Message in a Bottle

Sixty-five years ago, seven men wrote their names and numbers on a scrap from a cement bag and placed it in a bottle, which they then hid in the wall of a bunker they were building. The men did not expect to survive, and they doubted anyone would find the bottle, but they wanted to be remembered.

That was Auschwitz in 1944. Yesterday in Oświęcim, the small city an hour and a half’s drive from Krakow, one of the names on the list, Wacław Sobczak, faced the scrap of paper once again, this time in much different circumstances.

In a ceremony on May 6th, Auschwitz Museum Director Piotr Cywinski received the list in the name of the museum, where it will be displayed in the permanent exhibition on the former Nazi concentration camp’s grounds. From the list the only one present was Mr. Sobczak, though two other men, Albert Veissid, a French Jew, and Kazimierz Czekalski, a Pole, are still alive today. Of the seven names, Mr. Veissid is the only Jew, while the remaining six are Roman Catholic Poles.

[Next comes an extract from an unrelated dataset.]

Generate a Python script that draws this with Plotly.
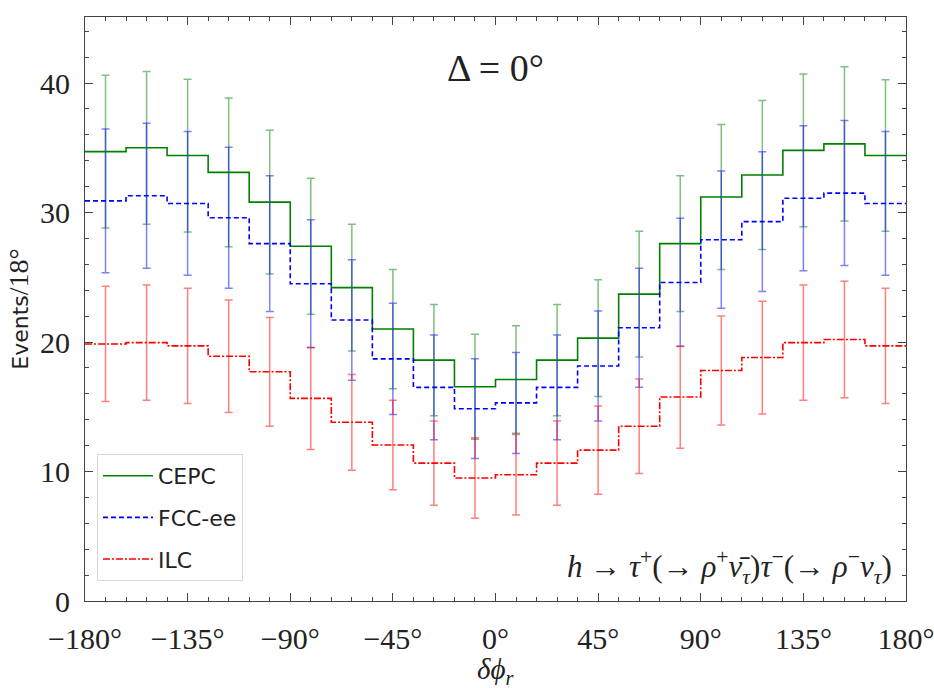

While speaking at the handover ceremony, Mr. Sobczak said, “We agreed that we may not survive and that we will make this message in the bottle, and that we will put down our names and camp numbers and we will leave it in the bunker wall.” It then remained hidden until one month ago, when a construction crew discovered it during renovations on what is today a vocational school.

While two other men from the list, Bronislaw Jankowiak and Stanislaw Dubla, survived the camp but died after the war, the fate of the last two names, Waldemar Bialobrzeski and Jan Jazik, remains a mystery.